Pull out every line with the word "draw".

begin EXTRACTED INFORMATION

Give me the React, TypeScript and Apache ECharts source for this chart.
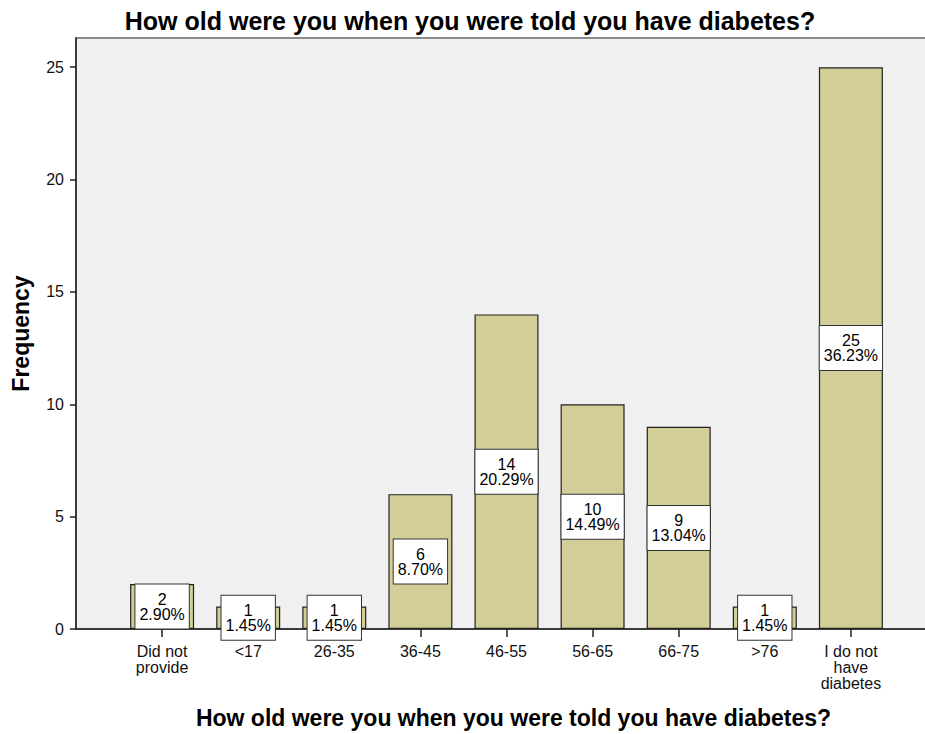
import React, { useEffect, useRef } from "react";
import * as echarts from "echarts";

const categories = [
  "",
  "Did not\nprovide",
  "<17",
  "26-35",
  "36-45",
  "46-55",
  "56-65",
  "66-75",
  ">76",
  "I do not\nhave\ndiabetes",
  "",
];
const counts: (number | string)[] = ["-", 2, 1, 1, 6, 14, 10, 9, 1, 25, "-"];
const percents = ["", "2.90%", "1.45%", "1.45%", "8.70%", "20.29%", "14.49%", "13.04%", "1.45%", "36.23%", ""];
const yTicks = { min: 0, max: 26.3, interval: 5 };

const FONT = "'Liberation Sans', Arial, sans-serif";

export default function App() {
  const ref = useRef<HTMLDivElement>(null);
  useEffect(() => {
    if (!ref.current) return;
    const chart = echarts.init(ref.current, undefined, { renderer: "svg" });
    chart.setOption({
      animation: false,
      backgroundColor: "#ffffff",
      textStyle: { fontFamily: FONT },
      title: {
        text: "How old were you when you were told you have diabetes?",
        left: 465,
        textAlign: "center",
        top: 3,
        textStyle: { fontFamily: FONT, fontSize: 25, fontWeight: "bold", color: "#000" },
      },
      grid: {
        left: 76,
        top: 38,
        width: 861,
        height: 591,
        show: true,
        backgroundColor: "#f0f0f0",
        borderColor: "#8a8a8a",
        borderWidth: 2,
      },
      xAxis: {
        type: "category",
        data: categories,
        boundaryGap: false,
        name: "How old were you when you were told you have diabetes?",
        nameLocation: "middle",
        nameGap: 77,
        nameTextStyle: {
          fontFamily: FONT,
          fontSize: 23,
          fontWeight: "bold",
          color: "#000",
          padding: [0, 0, 0, 14],
        },
        axisLine: { show: true, lineStyle: { color: "#222", width: 1.5 } },
        axisTick: {
          show: true,
          length: 8,
          interval: (_i: number, v: string) => v !== "",
          lineStyle: { color: "#222", width: 1.5 },
        },
        axisLabel: {
          interval: 0,
          margin: 14,
          fontFamily: FONT,
          fontSize: 16,
          lineHeight: 16,
          color: "#111",
        },
        splitLine: { show: false },
      },
      yAxis: {
        type: "value",
        min: yTicks.min,
        max: yTicks.max,
        interval: yTicks.interval,
        name: "Frequency",
        nameLocation: "middle",
        nameGap: 44,
        nameTextStyle: { fontFamily: FONT, fontSize: 23, fontWeight: "bold", color: "#000" },
        axisLine: { show: true, lineStyle: { color: "#222", width: 1.5 } },
        axisTick: { show: true, length: 6, lineStyle: { color: "#222", width: 1.5 } },
        axisLabel: {
          margin: 12,
          fontFamily: FONT,
          fontSize: 16,
          color: "#111",
          showMaxLabel: false,
        },
        splitLine: { show: false },
      },
      series: [
        {
          type: "bar",
          data: counts,
          barWidth: 64,
          itemStyle: { color: "#d3ce97", borderColor: "#222", borderWidth: 1.2 },
          label: {
            show: true,
            position: "inside",
            formatter: (p: any) => `${p.value}\n${percents[p.dataIndex]}`,
            fontFamily: FONT,
            fontSize: 16,
            lineHeight: 15,
            color: "#000",
            backgroundColor: "#ffffff",
            borderColor: "#333",
            borderWidth: 1,
            padding: [7, 4],
            align: "center",
          },
        },
      ],
    });
    return () => chart.dispose();
  }, []);
  return (
    <div
      style={{
        position: "absolute",
        left: 0,
        top: 0,
        width: 925,
        height: 734,
        overflow: "hidden",
      }}
    >
      <div ref={ref} style={{ width: 950, height: 734 }} />
    </div>
  );
}
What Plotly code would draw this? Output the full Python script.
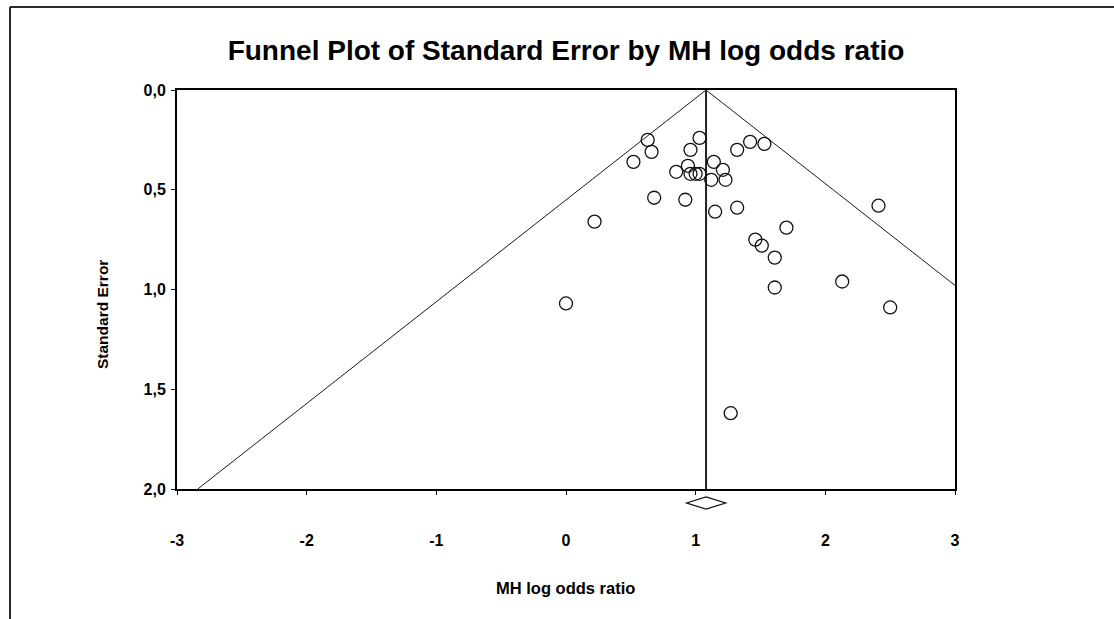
import plotly.graph_objects as go

# Study estimates: Mantel-Haenszel log odds ratio and its standard error
log_or = [0.63, 0.66, 0.52, 1.03, 0.96, 1.32, 1.42, 1.53, 1.14, 0.94, 0.85,
          0.96, 1.00, 1.03, 1.21, 1.12, 1.23, 0.68, 0.92, 1.32, 1.15, 0.22,
          1.70, 1.46, 1.51, 1.61, 1.61, 0.00, 2.41, 2.13, 2.50, 1.27]
std_err = [0.25, 0.31, 0.36, 0.24, 0.30, 0.30, 0.26, 0.27, 0.36, 0.38, 0.41,
           0.42, 0.42, 0.42, 0.40, 0.45, 0.45, 0.54, 0.55, 0.59, 0.61, 0.66,
           0.69, 0.75, 0.78, 0.84, 0.99, 1.07, 0.58, 0.96, 1.09, 1.62]

# Pooled estimate and its confidence interval (diamond)
pooled = 1.08
pooled_ci = [0.93, 1.23]
z95 = 1.96

x_ticks = [-3, -2, -1, 0, 1, 2, 3]
x_tick_text = ["-3", "-2", "-1", "0", "1", "2", "3"]
y_ticks = [0.0, 0.5, 1.0, 1.5, 2.0]
y_tick_text = ["0,0", "0,5", "1,0", "1,5", "2,0"]

W, H = 1114, 619
L, R, T, B = 177, 159, 90, 130
plot_w, plot_h = W - L - R, H - T - B


def px(xp):
    return (xp - L) / plot_w


def py(yp):
    return (H - B - yp) / plot_h


FONT = "Liberation Sans, Arial, sans-serif"
se_max = y_ticks[-1]

fig = go.Figure()

# 95% pseudo-confidence funnel
fig.add_trace(go.Scatter(
    x=[pooled - z95 * se_max, pooled, pooled + z95 * se_max],
    y=[se_max, 0, se_max],
    mode="lines", line=dict(color="#1a1a1a", width=1),
    hoverinfo="skip", showlegend=False))

# Pooled effect line
fig.add_trace(go.Scatter(
    x=[pooled, pooled], y=[0, se_max],
    mode="lines", line=dict(color="#222222", width=2),
    hoverinfo="skip", showlegend=False))

# Individual studies
fig.add_trace(go.Scatter(
    x=log_or, y=std_err, mode="markers",
    marker=dict(symbol="circle-open", size=13, color="#111111",
                line=dict(width=1.3, color="#111111")),
    showlegend=False))

axis_common = dict(
    showline=True, mirror=True, linecolor="#000000", linewidth=2,
    ticks="outside", ticklen=4, tickwidth=1, tickcolor="#000000",
    showgrid=False, zeroline=False,
    tickfont=dict(family=FONT, size=16, color="#000000", weight="bold"),
)

fig.update_xaxes(range=[-3, 3], tickvals=x_ticks, ticktext=x_tick_text,
                 ticklabelstandoff=32, **axis_common)
fig.update_yaxes(range=[2, 0], tickvals=y_ticks, ticktext=y_tick_text,
                 ticklabelstandoff=2, **axis_common)

# Diamond for pooled estimate below the x axis
dy_mid, dy_half = py(503), (py(497) - py(509)) / 2
diamond = (f"M {pooled_ci[0]},{dy_mid} L {pooled},{dy_mid + dy_half} "
           f"L {pooled_ci[1]},{dy_mid} L {pooled},{dy_mid - dy_half} Z")

shapes = [
    dict(type="path", path=diamond, xref="x", yref="paper",
         line=dict(color="#111111", width=1.3)),
    # outer frame (top and left edges)
    dict(type="line", xref="paper", yref="paper",
         x0=px(10), x1=px(W), y0=py(7), y1=py(7),
         line=dict(color="#2a2a2a", width=2)),
    dict(type="line", xref="paper", yref="paper",
         x0=px(10), x1=px(10), y0=py(7), y1=py(H),
         line=dict(color="#2a2a2a", width=2)),
]

annotations = [
    dict(text="MH log odds ratio", xref="paper", yref="paper",
         x=px(565), y=py(588), xanchor="center", yanchor="middle",
         showarrow=False,
         font=dict(family=FONT, size=16.5, color="#000000", weight="bold")),
    dict(text="Standard Error", xref="paper", yref="paper",
         x=px(102), y=py(315), xanchor="center", yanchor="middle",
         textangle=-90, showarrow=False,
         font=dict(family="Liberation Sans Narrow, Arial Narrow, " + FONT,
                   size=15.5, color="#000000", weight="bold")),
]

fig.update_layout(
    width=W, height=H,
    margin=dict(l=L, r=R, t=T, b=B),
    paper_bgcolor="#ffffff", plot_bgcolor="#ffffff",
    title=dict(text="Funnel Plot of Standard Error by MH log odds ratio",
               x=0.5, xref="paper", xanchor="center",
               y=1 - 50 / H, yref="container", yanchor="middle",
               font=dict(family=FONT, size=28, color="#000000",
                         weight="bold")),
    shapes=shapes, annotations=annotations,
)

fig.write_html("out.html")
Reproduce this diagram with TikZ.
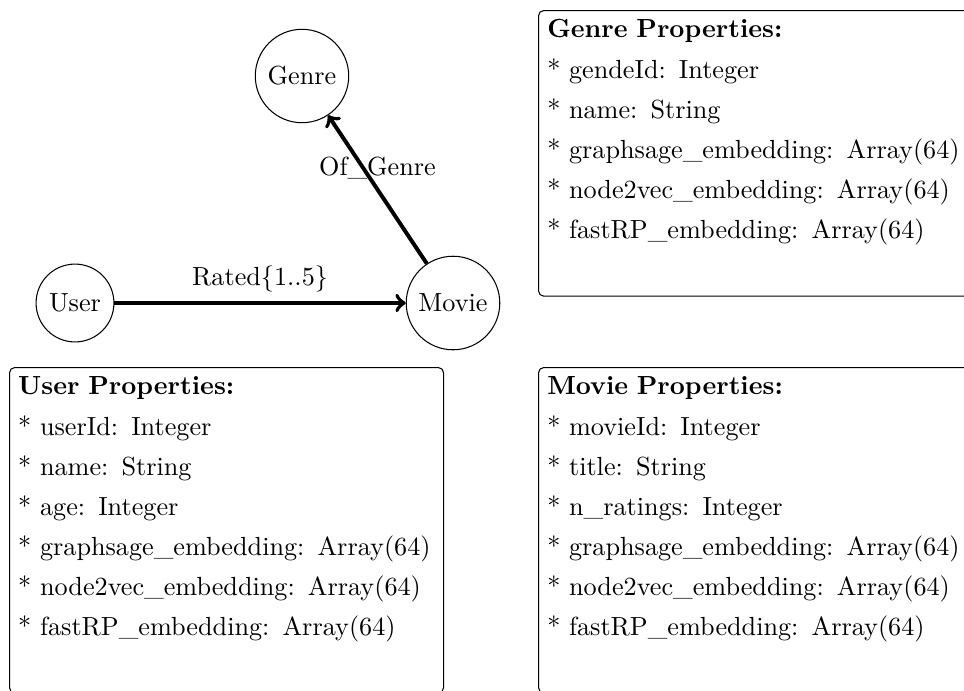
\documentclass[tikz,border=0pt]{standalone}
\usetikzlibrary{arrows}
\begin{document}
\begin{tikzpicture}[x=0.3817pt, y=-0.3817pt,
  entity/.style={circle, draw, line width=0.4pt},
  rel/.style={->, line width=1.5pt},
  propbox/.style={draw, rounded corners=2pt, line width=0.4pt, anchor=north west,
    text width=159pt, align=left, inner sep=3.33pt}]
\useasboundingbox (0,0) rectangle (964,690);

\node[entity] (genre) at (302,76) {Genre};
\node[entity] (user) at (75,303) {User};
\node[entity] (movie) at (453,303) {Movie};

\draw[rel] (user) -- node[above] {Rated\{1..5\}} (movie);
\draw[rel] (movie) -- node[above] {Of\_Genre} (genre);

\node[propbox] (genreprops) at (538,10) {\textbf{Genre Properties:}\\[3.6pt]
* gendeId: Integer\\[3.3pt]
* name: String\\[3.3pt]
* graphsage\_embedding: Array(64)\\[3.3pt]
* node2vec\_embedding: Array(64)\\[3.3pt]
* fastRP\_embedding: Array(64)\\[3.0pt]
\strut};

\node[propbox] (userprops) at (9,367) {\textbf{User Properties:}\\[3.6pt]
* userId: Integer\\[3.3pt]
* name: String\\[3.3pt]
* age: Integer\\[3.3pt]
* graphsage\_embedding: Array(64)\\[3.3pt]
* node2vec\_embedding: Array(64)\\[3.3pt]
* fastRP\_embedding: Array(64)\\[3.0pt]
\strut};

\node[propbox] (movieprops) at (538,367) {\textbf{Movie Properties:}\\[3.6pt]
* movieId: Integer\\[3.3pt]
* title: String\\[3.3pt]
* n\_ratings: Integer\\[3.3pt]
* graphsage\_embedding: Array(64)\\[3.3pt]
* node2vec\_embedding: Array(64)\\[3.3pt]
* fastRP\_embedding: Array(64)\\[3.0pt]
\strut};
\end{tikzpicture}
\end{document}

end EXTRACTED INFORMATION

:: REPLY TO THE EXERCISE ::
What Plotly code would draw this? Output the full Python script.
  entity/.style={circle, draw, line width=0.4pt},
  propbox/.style={draw, rounded corners=2pt, line width=0.4pt, anchor=north west,
\draw[rel] (user) -- node[above] {Rated\{1..5\}} (movie);
\draw[rel] (movie) -- node[above] {Of\_Genre} (genre);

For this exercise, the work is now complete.